- Born: Charles Edward Hill September 27, 1881 Rochelle, Illinois, U.S.
- Died: May 10, 1936 (aged 54) Washington, D.C., U.S.
- Resting place: Rock Creek Cemetery

Academic background
- Alma mater: University of Michigan Harvard University

Academic work
- Discipline: Political Science
- Sub-discipline: International Law
- Institutions: George Washington University

= Charles E. Hill =

American political scientist (1881–1936)

Charles Edward Hill (September 27, 1881 – May 10, 1936) was an American professor of political science at George Washington University. He was a leading expert on international law, particularly when it came to issues involving confined bodies of water.

== Early life ==
Hill was born in Rochelle, Illinois in 1881. His parents are Engeborg Hoversten and Peter K. Hill. When he was three years old, his family moved to a farm near Williams, Iowa where Hill spent his childhood.

He attended the Jewell Lutheran College preparatory school in Iowa; he paid his tuition by trapping muskrats and teaching in county schools. He enrolled in the University of Michigan, graduating with an A.B. in 1906 and an A.M. in 1907. Then, he attended Harvard University, receiving a Ph.D. in 1916.

== Career ==
After graduating from the University of Michigan, Hill taught at the Kansas State Normal School from 1907 and 1913. From 1913 to 1914, he was the supervising principal of the public schools of Pasadena, California.

In 1916, he became an assistant professor of political science at George Washington University. In 1918, he became head of political science. He was the dean of Columbian College from 1926 to 1931. Starting in 1929, he lectured at the postgraduate school at the United States Naval Academy. He taught during the summer session at the Illinois Normal University in 1911, the University of Southern California in 1930, and the University of Washington in 1935.

Hill became a noted expert in international law. He specialized in laws relating to narrow bodies of water, including channels, rivers, semi-inland seas, and straights. He presented at least six lectures at The Hague Academy of International Law which were published in 1933. He also served as a special expert for the United States Tariff Commission from 1916 to 1917 and traveled abroad with Carnegie's party of professors. He served on the commission to revise the laws of the House of Representatives in 1920.

His publications include Leading American Treaties, The Danish Sound Dues and the Command of the Baltic, and the James Madison portion of The American Secretaries of State and Their Diplomacy (1928).

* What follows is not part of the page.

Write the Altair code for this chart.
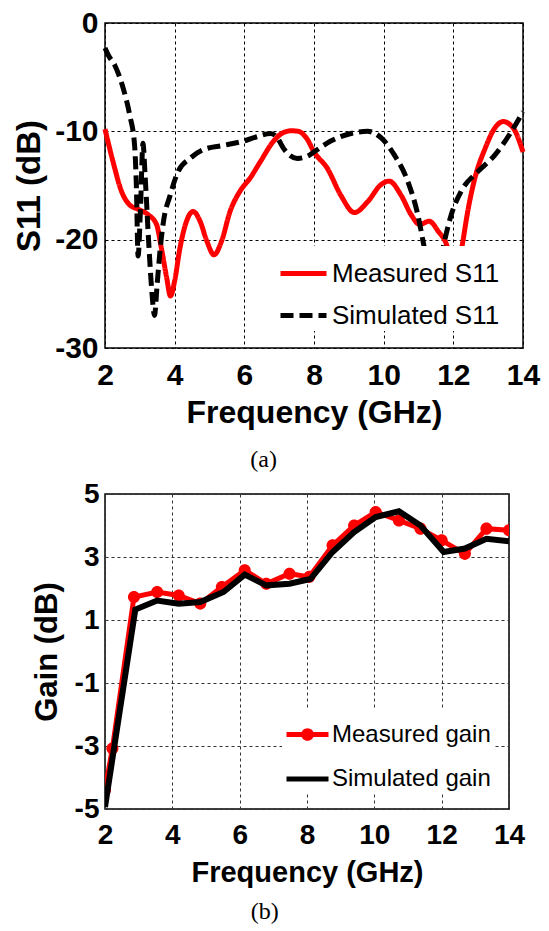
import altair as alt
import pandas as pd

# ---------------- data ----------------
x_ticks = [2, 4, 6, 8, 10, 12, 14]
s11_ticks = [-30, -20, -10, 0]
gain_ticks = [-5, -3, -1, 1, 3, 5]
s11_series = ["Measured S11", "Simulated S11"]
gain_series = ["Measured gain", "Simulated gain"]
marker_keys = ["m", "s"]

s11_meas_freq = [2.0, 2.23, 2.47, 2.71, 2.96, 3.24, 3.48, 3.62, 3.77, 3.88, 4.0, 4.15,
                 4.34, 4.53, 4.73, 4.92, 5.13, 5.35, 5.59, 5.88, 6.17, 6.46, 6.84, 7.13,
                 7.35, 7.55, 7.8, 8.0, 8.38, 8.77, 9.16, 9.54, 9.93, 10.16, 10.5, 10.79,
                 11.03, 11.31, 11.56, 11.84, 12.05, 12.24, 12.43, 12.62, 12.91, 13.19,
                 13.43, 13.72, 14.0]
s11_meas_db = [-9.8, -12.8, -15.5, -16.8, -17.2, -17.7, -18.6, -20.8, -23.5, -25.2, -23.8,
               -20.8, -18.3, -17.4, -18.3, -20.1, -21.4, -20.1, -17.4, -15.5, -14.3, -12.8,
               -10.9, -10.1, -9.95, -10.0, -10.7, -11.9, -13.4, -15.9, -17.5, -16.5, -14.9,
               -14.6, -15.9, -17.7, -18.6, -18.3, -19.2, -20.8, -24.0, -20.8, -17.1, -14.3,
               -11.6, -9.7, -9.1, -9.7, -11.9]

s11_sim_freq = [2.0, 2.1, 2.28, 2.52, 2.71, 2.85, 2.9, 2.95, 3.02, 3.09, 3.15, 3.25, 3.35,
                3.42, 3.5, 3.58, 3.68, 3.87, 4.1, 4.44, 4.82, 5.4, 5.98, 6.36, 6.75, 6.95,
                7.13, 7.52, 7.81, 8.0, 8.48, 9.06, 9.54, 9.93, 10.31, 10.69, 10.98, 11.17,
                11.45, 11.7, 11.94, 12.23, 12.71, 13.19, 13.67, 14.0]
s11_sim_db = [-2.3, -3.0, -3.9, -6.0, -8.5, -11.3, -15.0, -21.5, -17.0, -11.1, -14.0, -20.0,
              -25.0, -27.0, -24.0, -21.0, -18.3, -15.9, -13.7, -12.5, -11.7, -11.3, -10.9,
              -10.5, -10.2, -10.6, -11.6, -12.5, -12.3, -11.9, -10.9, -10.2, -10.0, -10.6,
              -12.2, -14.6, -17.7, -20.8, -25.0, -20.8, -17.7, -15.5, -13.7, -12.2, -10.0,
              -8.2]

gain_meas_freq = [2.0, 2.22, 2.86, 3.55, 4.19, 4.83, 5.47, 6.15, 6.79, 7.48, 8.07, 8.76,
                  9.4, 10.04, 10.73, 11.37, 12.0, 12.69, 13.33, 14.0]
gain_meas_db = [-4.4, -3.08, 1.73, 1.89, 1.78, 1.52, 2.05, 2.58, 2.15, 2.47, 2.37, 3.37,
                4.0, 4.43, 4.16, 3.9, 3.53, 3.1, 3.9, 3.85]

gain_sim_freq = [2.0, 2.9, 3.55, 4.19, 4.83, 5.52, 6.15, 6.79, 7.48, 8.1, 8.76, 9.4, 10.04,
                 10.73, 11.37, 12.06, 12.69, 13.33, 14.0]
gain_sim_db = [-4.94, 1.33, 1.62, 1.52, 1.57, 1.89, 2.44, 2.1, 2.15, 2.3, 3.16, 3.79, 4.27,
               4.45, 4.0, 3.16, 3.27, 3.58, 3.5]

FONT = "Liberation Sans"
HYPHEN = "datum.value < 0 ? '-' + abs(datum.value) : '' + datum.value"


def frame(f, v, name):
    return pd.DataFrame({"freq": f, "val": v, "series": name})


df_a_meas = frame(s11_meas_freq, s11_meas_db, s11_series[0])
df_a_sim = frame(s11_sim_freq, s11_sim_db, s11_series[1])
df_b_meas = frame(gain_meas_freq, gain_meas_db, gain_series[0])
df_b_sim = frame(gain_sim_freq, gain_sim_db, gain_series[1])
df_b_pts = df_b_meas.assign(mk=marker_keys[0])


def x_enc(label_size, title_size, label_pad, title_pad, grid_color):
    return alt.X(
        "freq:Q",
        scale=alt.Scale(domain=[2, 14], nice=False, zero=False),
        axis=alt.Axis(values=x_ticks, title="Frequency (GHz)", labelFont=FONT,
                      labelFontSize=label_size, labelFontWeight="bold", labelColor="black",
                      labelPadding=label_pad, titleFont=FONT, titleFontSize=title_size,
                      titleFontWeight="bold", titleColor="black", titlePadding=title_pad,
                      grid=True, gridColor=grid_color, gridDash=[3, 3], gridWidth=1,
                      ticks=False, domain=False, labelFlush=False, labelOverlap=False),
    )


def y_enc(domain, ticks, title, label_size, title_size, label_pad, title_pad, grid_color):
    return alt.Y(
        "val:Q",
        scale=alt.Scale(domain=domain, nice=False, zero=False),
        axis=alt.Axis(values=ticks, title=title, labelExpr=HYPHEN, labelFont=FONT,
                      labelFontSize=label_size, labelFontWeight="bold", labelColor="black",
                      labelPadding=label_pad, titleFont=FONT, titleFontSize=title_size,
                      titleFontWeight="bold", titleColor="black", titlePadding=title_pad,
                      grid=True, gridColor=grid_color, gridDash=[3, 3], gridWidth=1,
                      ticks=False, domain=False, labelFlush=False, labelOverlap=False),
    )


# ---------------- panel (a) ----------------
legend_a = alt.Legend(title=None, orient="none", legendX=171, legendY=223, padding=2,
                      rowPadding=3, fillColor="white", labelFont=FONT, labelFontSize=26,
                      labelLimit=0, labelColor="black", labelOffset=3, symbolType="stroke",
                      symbolSize=2116, symbolStrokeWidth=5)
color_a = alt.Color("series:N", scale=alt.Scale(domain=s11_series, range=["#ff0000", "#000000"]),
                    legend=legend_a)
dash_a = alt.StrokeDash("series:N", scale=alt.Scale(domain=s11_series, range=[[1, 0], [13, 6]]),
                        legend=legend_a)
xa = x_enc(30, 32, 12, 7, "black")
ya = y_enc([-30, 0], s11_ticks, "S11 (dB)", 30, 33, 7, 8, "black")

a_meas = alt.Chart(df_a_meas).mark_line(strokeWidth=5, interpolate="monotone").encode(
    x=xa, y=ya, color=color_a, strokeDash=dash_a)
a_sim = alt.Chart(df_a_sim).mark_line(strokeWidth=5, interpolate="monotone").encode(
    x=xa, y=ya, color=color_a, strokeDash=dash_a)

chart_a = alt.layer(a_meas, a_sim).properties(
    width=418, height=325,
    title=alt.TitleParams("(a)", orient="bottom", anchor="middle", frame="bounds",
                          font="Liberation Serif", fontSize=24, fontWeight="normal",
                          color="black", offset=20, dx=-13))

# ---------------- panel (b) ----------------
LEG_X, LEG_Y = 177, 215
dot_path = "M-0.27,0A0.27,0.27,0,1,1,0.27,0A0.27,0.27,0,1,1,-0.27,0Z"
legend_b = alt.Legend(
    title=None, orient="none", legendX=LEG_X, legendY=LEG_Y, padding=2, rowPadding=8.5,
    fillColor="white", labelFont=FONT, labelFontSize=24, labelLimit=0, labelColor="black",
    labelOffset=1, symbolType="stroke", symbolSize=1764, symbolStrokeWidth=5, zindex=1)
legend_b_dots = alt.Legend(
    title=None, orient="none", legendX=LEG_X, legendY=LEG_Y, padding=2, rowPadding=8.5,
    labelFont=FONT, labelFontSize=24, labelLimit=0, labelColor="transparent", labelOffset=1,
    labelExpr="datum.value === 'm' ? 'Measured gain' : 'Simulated gain'",
    symbolSize=2209, symbolStrokeWidth=0, symbolFillColor="#ff0000", zindex=2)
color_b = alt.Color("series:N", scale=alt.Scale(domain=gain_series, range=["#ff0000", "#000000"]),
                    legend=legend_b)
shape_b = alt.Shape("mk:N", scale=alt.Scale(domain=marker_keys, range=[dot_path, "M0,0Z"]),
                    legend=legend_b_dots)
xb = x_enc(28, 29, 12, 9, "#333333")
yb = y_enc([-5, 5], gain_ticks, "Gain (dB)", 28, 31, 6, 11, "#333333")

b_meas = alt.Chart(df_b_meas).mark_line(strokeWidth=5, clip=True).encode(x=xb, y=yb, color=color_b)
b_pts = alt.Chart(df_b_pts).mark_point(filled=True, size=2000, color="#ff0000", opacity=1,
                                       strokeWidth=0, clip=True).encode(x=xb, y=yb, shape=shape_b)
b_sim = alt.Chart(df_b_sim).mark_line(strokeWidth=6, clip=True).encode(x=xb, y=yb, color=color_b)

chart_b = alt.layer(b_meas, b_pts, b_sim).properties(
    width=404, height=315,
    title=alt.TitleParams("(b)", orient="bottom", anchor="middle", frame="bounds",
                          font="Liberation Serif", fontSize=24, fontWeight="normal",
                          color="black", offset=13, dx=-13))

chart = alt.vconcat(chart_a, chart_b, spacing=146, bounds="flush").resolve_scale(
    color="independent", strokeDash="independent", shape="independent"
).resolve_legend(
    color="independent", strokeDash="independent", shape="independent"
).properties(
    padding={"left": 12, "top": 7, "right": 0, "bottom": 0}
).configure_view(stroke="black", strokeWidth=1.5)

chart.save("out.html", embed_options={"renderer": "svg", "actions": False})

He also wrote a publication on teaching international law for the American Society of International Law.

== Professional affiliations ==
Hill was a fellow of Royal Historical Society. He was a member of the American Association of University Professors, the American Political Science Association, and the American Society of International Law. He was also an associate member of the United States Naval Institute.

== Publications ==

- Leading American Treaties. New York: The Macmillan Company, 1922
- The Danish Sound Dues and the Command of the Baltic: A Study of International Relations. Durham: Duke University Press, 1926.
- "James Madison Secretary of State March 05, 1801, to March 3, 1809" in The American Secretaries of State And Their Diplomacy, Volume 3. Samuel Flagg Bemis, ed. New York: Cooper Square Publishers, 1928.
- "Le Regime International des Detroits Maritime (The International Regime of Maritime Straits)" Collected Courses of the Hague Academy of International Law, volume 45, 1933.

== Personal life ==
Hill married Jane Blair on September 1, 1911. They had four children: Jane (1912), Anne (1916), Mary (1919), and Caroline (1925). They lived at 2033 G. Street in Washington, D.C. Later, he lived at 1303 Floral Street.

He was a member of the Cosmos Club and the Harvard Club of Washington, D.C. He was a Presbyterian. He also served as a pronouncer for the National Spelling Bee in 1934.

In 1936, he died at age 54 after a mastoid operation in Washington, D.C. He was buried at Rock Creek Cemetery.